What is expected: Every record should be written out exactly, with the pictures left out.

[Items listed in a dataset]
* begin *

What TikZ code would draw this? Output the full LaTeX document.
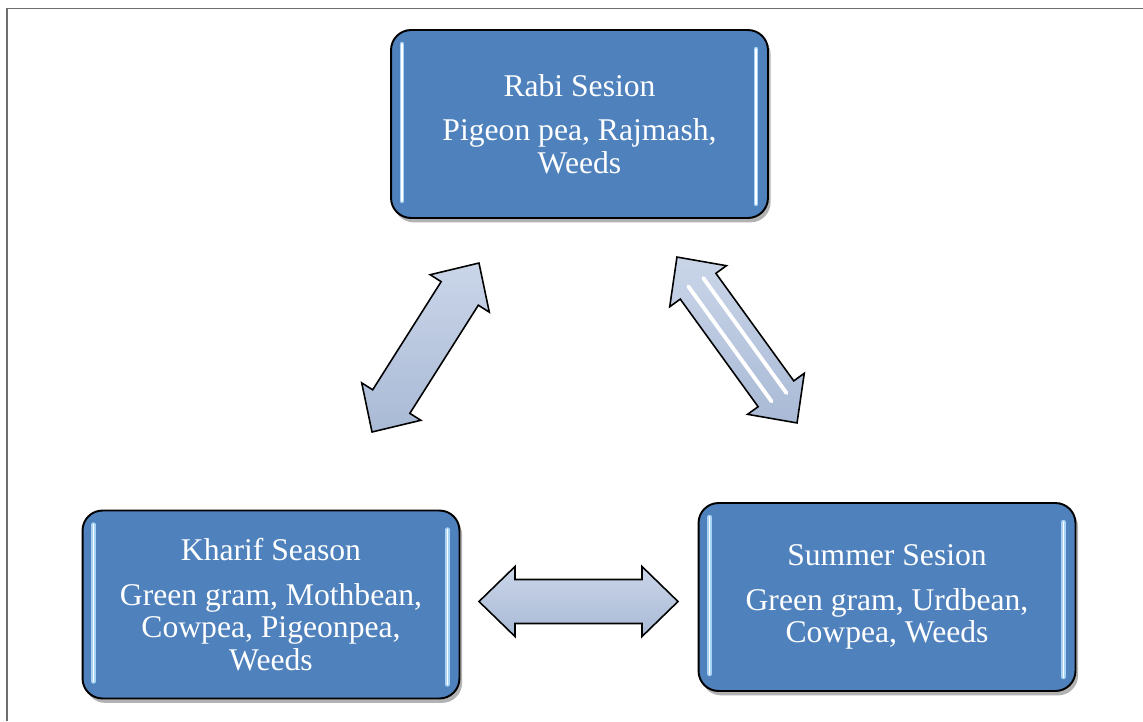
\documentclass[tikz,border=0pt]{standalone}
\usepackage{fontspec}
\setmainfont{Liberation Serif}
\usetikzlibrary{calc,shadows}
\definecolor{boxblue}{HTML}{4F81BD}
\definecolor{arrowlight}{HTML}{CAD5E8}
\definecolor{arrowdark}{HTML}{A9BAD6}
\definecolor{glow}{HTML}{A9D3F5}
\definecolor{framegray}{HTML}{6E6E6E}
\newcommand\dblarr[5]{%
  \begin{scope}[shift={(#1,#2)},rotate=#3]
    \coordinate (#5) at (0,0);
    \draw[dblarrow] (-#4,0) -- (-#4+36,35) -- (-#4+36,22) -- (#4-36,22) -- (#4-36,35)
      -- (#4,0) -- (#4-36,-35) -- (#4-36,-22) -- (-#4+36,-22) -- (-#4+36,-35) -- cycle;
  \end{scope}}
\begin{document}
\begin{tikzpicture}[x=0.02cm,y=-0.02cm,
  season/.style={draw=black, line width=1.1pt, fill=boxblue, rounded corners=0.4cm,
    minimum width=7.54cm, minimum height=3.76cm, text=white, align=center,
    font=\fontsize{18}{18.5}\selectfont,
    drop shadow={shadow xshift=1.5pt, shadow yshift=-2.5pt, opacity=0.3, fill=black}},
  dblarrow/.style={draw=black, line width=0.9pt, line join=miter,
    top color=arrowlight, bottom color=arrowdark},
  edgeglow/.style={glow, line width=2.6pt, line cap=round},
  edgecore/.style={white, line width=0.9pt, line cap=round},
  stripe/.style={white, line width=2.2pt, line cap=round}]
\useasboundingbox (0,0) rectangle (1143,721);
% frame
\draw[framegray, line width=1.1pt] (7,721) -- (7,8.5) -- (1143,8.5);
% season boxes
\node[season] (rabi) at (579.5,124) {Rabi Sesion\\[7pt]Pigeon pea, Rajmash,\\Weeds};
\node[season] (kharif) at (271,604.5) {Kharif Season\\[7pt]Green gram, Mothbean,\\Cowpea, Pigeonpea,\\Weeds};
\node[season] (summer) at (887,597) {Summer Sesion\\[7pt]Green gram, Urdbean,\\Cowpea, Weeds};
% inner edge highlights
\foreach \b in {rabi,kharif,summer}{
  \draw[edgeglow] ($(\b.north west)+(12,15)$) -- ($(\b.south west)+(12,-18)$);
  \draw[edgecore] ($(\b.north west)+(12,15)$) -- ($(\b.south west)+(12,-18)$);
  \draw[edgeglow] ($(\b.north east)+(-13,20)$) -- ($(\b.south east)+(-13,-15)$);
  \draw[edgecore] ($(\b.north east)+(-13,20)$) -- ($(\b.south east)+(-13,-15)$);
}
% arrows
\dblarr{425.5}{347.5}{57.66}{100}{kr}
\dblarr{737}{340}{-54.1}{102.4}{rs}
\dblarr{578.5}{601.5}{0}{99.5}{ks}
% stripes on right arrow
\begin{scope}[shift={(rs)},rotate=-54.1]
  \draw[stripe] (-72,8) -- (70,8);
  \draw[stripe] (-70,-9) -- (72,-9);
\end{scope}
\end{tikzpicture}
\end{document}
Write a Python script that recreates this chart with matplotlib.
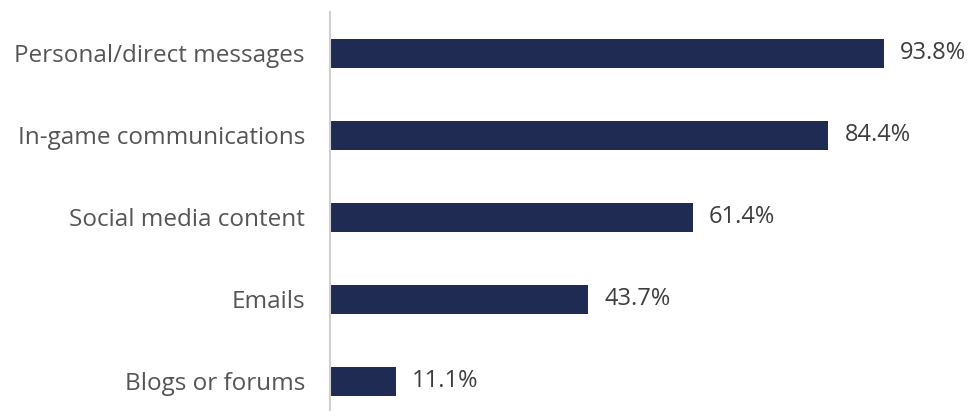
import matplotlib
matplotlib.use("Agg")
import matplotlib.pyplot as plt

# data
categories = ["Personal/direct messages", "In-game communications",
              "Social media content", "Emails", "Blogs or forums"]
values = [93.8, 84.4, 61.4, 43.7, 11.1]

plt.rcParams['font.family'] = ['Open Sans', 'DejaVu Sans']

fig = plt.figure(figsize=(9.73, 4.19), dpi=100)
ax = fig.add_axes([330 / 973, 9 / 419, 643 / 973, 398 / 419])

ypos = list(range(len(categories)))
bars = ax.barh(ypos, values, height=0.35, color="#1f2b52")

ax.set_xlim(0, 643 / 5.906)
ax.set_ylim(4.35, -0.506)

ax.set_yticks(ypos)
ax.set_yticklabels(categories, fontsize=17.5, color="#555555")
ax.tick_params(axis="y", length=0, pad=18)
ax.set_xticks([])

for s in ["top", "right", "bottom"]:
    ax.spines[s].set_visible(False)
ax.spines["left"].set_color("#d0d0d0")
ax.spines["left"].set_linewidth(1.5)

for b, v in zip(bars, values):
    ax.annotate(f"{v:.1f}%", (b.get_width(), b.get_y() + b.get_height() / 2),
                xytext=(16, 0), textcoords="offset pixels",
                va="center", ha="left", fontsize=17, color="#3d3d3d")

fig.savefig("out.png", dpi=100)
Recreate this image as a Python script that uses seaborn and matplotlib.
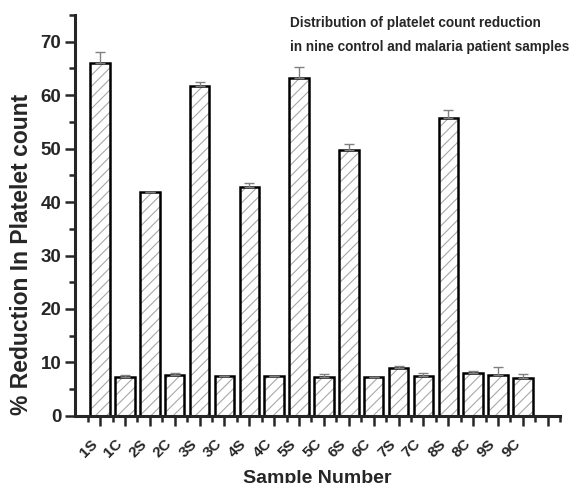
import numpy as np
import pandas as pd
import matplotlib
matplotlib.use('Agg')
import matplotlib.pyplot as plt
import seaborn as sns
from matplotlib.ticker import MultipleLocator

samples = ['1S', '1C', '2S', '2C', '3S', '3C', '4S', '4C', '5S',
           '5C', '6S', '6C', '7S', '7C', '8S', '8C', '9S', '9C']
reduction = [66.0, 7.2, 41.8, 7.7, 61.7, 7.55, 42.9, 7.4, 63.3,
             7.2, 49.7, 7.2, 8.9, 7.4, 55.8, 8.1, 7.6, 7.0]
error = [2.1, 0.45, 0.1, 0.35, 0.8, 0.0, 0.6, 0.1, 2.0,
         0.6, 1.2, 0.1, 0.5, 0.55, 1.5, 0.2, 1.45, 0.8]

df = pd.DataFrame({'Sample': samples, 'Reduction': reduction, 'Err': error})

sns.set_style('ticks')
plt.rcParams['font.family'] = ['Liberation Sans', 'DejaVu Sans']
plt.rcParams['hatch.color'] = '#a8a8a8'
plt.rcParams['hatch.linewidth'] = 0.8

fig = plt.figure(figsize=(5.74, 4.83), dpi=100)
ax = fig.add_axes([0.131, 0.139, 0.845, 0.830])

# hatched fill in light gray, then black outlines on top
sns.barplot(data=df, x='Sample', y='Reduction', color='white', edgecolor='#a8a8a8',
            linewidth=0, width=0.78, hatch='///', ax=ax, errorbar=None)
sns.barplot(data=df, x='Sample', y='Reduction', color='black', fill=False,
            linewidth=1.8, width=0.78, ax=ax, errorbar=None)

pos = np.arange(len(samples))
ax.errorbar(pos, df['Reduction'], yerr=[np.zeros(len(error)), df['Err']],
            fmt='none', ecolor='#808080', elinewidth=1.0, capsize=3.5, capthick=1.0)

ax.set_xlim(-1, 18.5)
ax.set_ylim(0, 75)
ax.set_xticks(range(19))
ax.set_xticklabels(samples + [''], rotation=45, ha='right', fontsize=11, fontweight='bold')
ax.set_xticks(np.arange(-0.5, 19, 1), minor=True)
ax.yaxis.set_minor_locator(MultipleLocator(5))
ax.set_yticks(range(0, 80, 10))
ax.set_yticklabels([str(v) for v in range(0, 80, 10)], fontsize=13.5, fontweight='bold')

ax.tick_params(axis='both', which='major', direction='out', length=7, width=1.8)
ax.tick_params(axis='both', which='minor', direction='out', length=4, width=1.8)
ax.tick_params(axis='x', which='major', pad=8)
ax.tick_params(axis='y', which='major', pad=3)

for s in ['left', 'bottom']:
    ax.spines[s].set_linewidth(2.2)
sns.despine(ax=ax)

ax.set_xlabel('Sample Number', fontsize=14, fontweight='bold', labelpad=7)
ax.set_ylabel('% Reduction In Platelet count', fontsize=16.5, fontweight='bold')
ax.yaxis.set_label_coords(-0.087, 0.404)

ax.text(0.442, 0.998, 'Distribution of platelet count reduction\nin nine control and malaria patient samples',
        transform=ax.transAxes, ha='left', va='top', fontsize=9.8, linespacing=1.95,
        fontweight='bold')

fig.savefig('out.png', dpi=100)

* end *

Reply:
What TikZ code would draw this? Output the full LaTeX document.
\documentclass[tikz,border=0pt]{standalone}
\usepackage{fontspec}
\setmainfont{Liberation Serif}
\usetikzlibrary{calc,shadows}
\definecolor{boxblue}{HTML}{4F81BD}
\definecolor{arrowlight}{HTML}{CAD5E8}
\definecolor{arrowdark}{HTML}{A9BAD6}
\definecolor{glow}{HTML}{A9D3F5}
\definecolor{framegray}{HTML}{6E6E6E}
\newcommand\dblarr[5]{%
  \begin{scope}[shift={(#1,#2)},rotate=#3]
    \coordinate (#5) at (0,0);
    \draw[dblarrow] (-#4,0) -- (-#4+36,35) -- (-#4+36,22) -- (#4-36,22) -- (#4-36,35)
      -- (#4,0) -- (#4-36,-35) -- (#4-36,-22) -- (-#4+36,-22) -- (-#4+36,-35) -- cycle;
  \end{scope}}
\begin{document}
\begin{tikzpicture}[x=0.02cm,y=-0.02cm,
  season/.style={draw=black, line width=1.1pt, fill=boxblue, rounded corners=0.4cm,
    minimum width=7.54cm, minimum height=3.76cm, text=white, align=center,
    font=\fontsize{18}{18.5}\selectfont,
    drop shadow={shadow xshift=1.5pt, shadow yshift=-2.5pt, opacity=0.3, fill=black}},
  dblarrow/.style={draw=black, line width=0.9pt, line join=miter,
    top color=arrowlight, bottom color=arrowdark},
  edgeglow/.style={glow, line width=2.6pt, line cap=round},
  edgecore/.style={white, line width=0.9pt, line cap=round},
  stripe/.style={white, line width=2.2pt, line cap=round}]
\useasboundingbox (0,0) rectangle (1143,721);
% frame
\draw[framegray, line width=1.1pt] (7,721) -- (7,8.5) -- (1143,8.5);
% season boxes
\node[season] (rabi) at (579.5,124) {Rabi Sesion\\[7pt]Pigeon pea, Rajmash,\\Weeds};
\node[season] (kharif) at (271,604.5) {Kharif Season\\[7pt]Green gram, Mothbean,\\Cowpea, Pigeonpea,\\Weeds};
\node[season] (summer) at (887,597) {Summer Sesion\\[7pt]Green gram, Urdbean,\\Cowpea, Weeds};
% inner edge highlights
\foreach \b in {rabi,kharif,summer}{
  \draw[edgeglow] ($(\b.north west)+(12,15)$) -- ($(\b.south west)+(12,-18)$);
  \draw[edgecore] ($(\b.north west)+(12,15)$) -- ($(\b.south west)+(12,-18)$);
  \draw[edgeglow] ($(\b.north east)+(-13,20)$) -- ($(\b.south east)+(-13,-15)$);
  \draw[edgecore] ($(\b.north east)+(-13,20)$) -- ($(\b.south east)+(-13,-15)$);
}
% arrows
\dblarr{425.5}{347.5}{57.66}{100}{kr}
\dblarr{737}{340}{-54.1}{102.4}{rs}
\dblarr{578.5}{601.5}{0}{99.5}{ks}
% stripes on right arrow
\begin{scope}[shift={(rs)},rotate=-54.1]
  \draw[stripe] (-72,8) -- (70,8);
  \draw[stripe] (-70,-9) -- (72,-9);
\end{scope}
\end{tikzpicture}
\end{document}
Write a Python script that recreates this chart with matplotlib.
import matplotlib
matplotlib.use("Agg")
import matplotlib.pyplot as plt

# data
categories = ["Personal/direct messages", "In-game communications",
              "Social media content", "Emails", "Blogs or forums"]
values = [93.8, 84.4, 61.4, 43.7, 11.1]

plt.rcParams['font.family'] = ['Open Sans', 'DejaVu Sans']

fig = plt.figure(figsize=(9.73, 4.19), dpi=100)
ax = fig.add_axes([330 / 973, 9 / 419, 643 / 973, 398 / 419])

ypos = list(range(len(categories)))
bars = ax.barh(ypos, values, height=0.35, color="#1f2b52")

ax.set_xlim(0, 643 / 5.906)
ax.set_ylim(4.35, -0.506)

ax.set_yticks(ypos)
ax.set_yticklabels(categories, fontsize=17.5, color="#555555")
ax.tick_params(axis="y", length=0, pad=18)
ax.set_xticks([])

for s in ["top", "right", "bottom"]:
    ax.spines[s].set_visible(False)
ax.spines["left"].set_color("#d0d0d0")
ax.spines["left"].set_linewidth(1.5)

for b, v in zip(bars, values):
    ax.annotate(f"{v:.1f}%", (b.get_width(), b.get_y() + b.get_height() / 2),
                xytext=(16, 0), textcoords="offset pixels",
                va="center", ha="left", fontsize=17, color="#3d3d3d")

fig.savefig("out.png", dpi=100)
Recreate this image as a Python script that uses seaborn and matplotlib.
import numpy as np
import pandas as pd
import matplotlib
matplotlib.use('Agg')
import matplotlib.pyplot as plt
import seaborn as sns
from matplotlib.ticker import MultipleLocator

samples = ['1S', '1C', '2S', '2C', '3S', '3C', '4S', '4C', '5S',
           '5C', '6S', '6C', '7S', '7C', '8S', '8C', '9S', '9C']
reduction = [66.0, 7.2, 41.8, 7.7, 61.7, 7.55, 42.9, 7.4, 63.3,
             7.2, 49.7, 7.2, 8.9, 7.4, 55.8, 8.1, 7.6, 7.0]
error = [2.1, 0.45, 0.1, 0.35, 0.8, 0.0, 0.6, 0.1, 2.0,
         0.6, 1.2, 0.1, 0.5, 0.55, 1.5, 0.2, 1.45, 0.8]

df = pd.DataFrame({'Sample': samples, 'Reduction': reduction, 'Err': error})

sns.set_style('ticks')
plt.rcParams['font.family'] = ['Liberation Sans', 'DejaVu Sans']
plt.rcParams['hatch.color'] = '#a8a8a8'
plt.rcParams['hatch.linewidth'] = 0.8

fig = plt.figure(figsize=(5.74, 4.83), dpi=100)
ax = fig.add_axes([0.131, 0.139, 0.845, 0.830])

# hatched fill in light gray, then black outlines on top
sns.barplot(data=df, x='Sample', y='Reduction', color='white', edgecolor='#a8a8a8',
            linewidth=0, width=0.78, hatch='///', ax=ax, errorbar=None)
sns.barplot(data=df, x='Sample', y='Reduction', color='black', fill=False,
            linewidth=1.8, width=0.78, ax=ax, errorbar=None)

pos = np.arange(len(samples))
ax.errorbar(pos, df['Reduction'], yerr=[np.zeros(len(error)), df['Err']],
            fmt='none', ecolor='#808080', elinewidth=1.0, capsize=3.5, capthick=1.0)

ax.set_xlim(-1, 18.5)
ax.set_ylim(0, 75)
ax.set_xticks(range(19))
ax.set_xticklabels(samples + [''], rotation=45, ha='right', fontsize=11, fontweight='bold')
ax.set_xticks(np.arange(-0.5, 19, 1), minor=True)
ax.yaxis.set_minor_locator(MultipleLocator(5))
ax.set_yticks(range(0, 80, 10))
ax.set_yticklabels([str(v) for v in range(0, 80, 10)], fontsize=13.5, fontweight='bold')

ax.tick_params(axis='both', which='major', direction='out', length=7, width=1.8)
ax.tick_params(axis='both', which='minor', direction='out', length=4, width=1.8)
ax.tick_params(axis='x', which='major', pad=8)
ax.tick_params(axis='y', which='major', pad=3)

for s in ['left', 'bottom']:
    ax.spines[s].set_linewidth(2.2)
sns.despine(ax=ax)

ax.set_xlabel('Sample Number', fontsize=14, fontweight='bold', labelpad=7)
ax.set_ylabel('% Reduction In Platelet count', fontsize=16.5, fontweight='bold')
ax.yaxis.set_label_coords(-0.087, 0.404)

ax.text(0.442, 0.998, 'Distribution of platelet count reduction\nin nine control and malaria patient samples',
        transform=ax.transAxes, ha='left', va='top', fontsize=9.8, linespacing=1.95,
        fontweight='bold')

fig.savefig('out.png', dpi=100)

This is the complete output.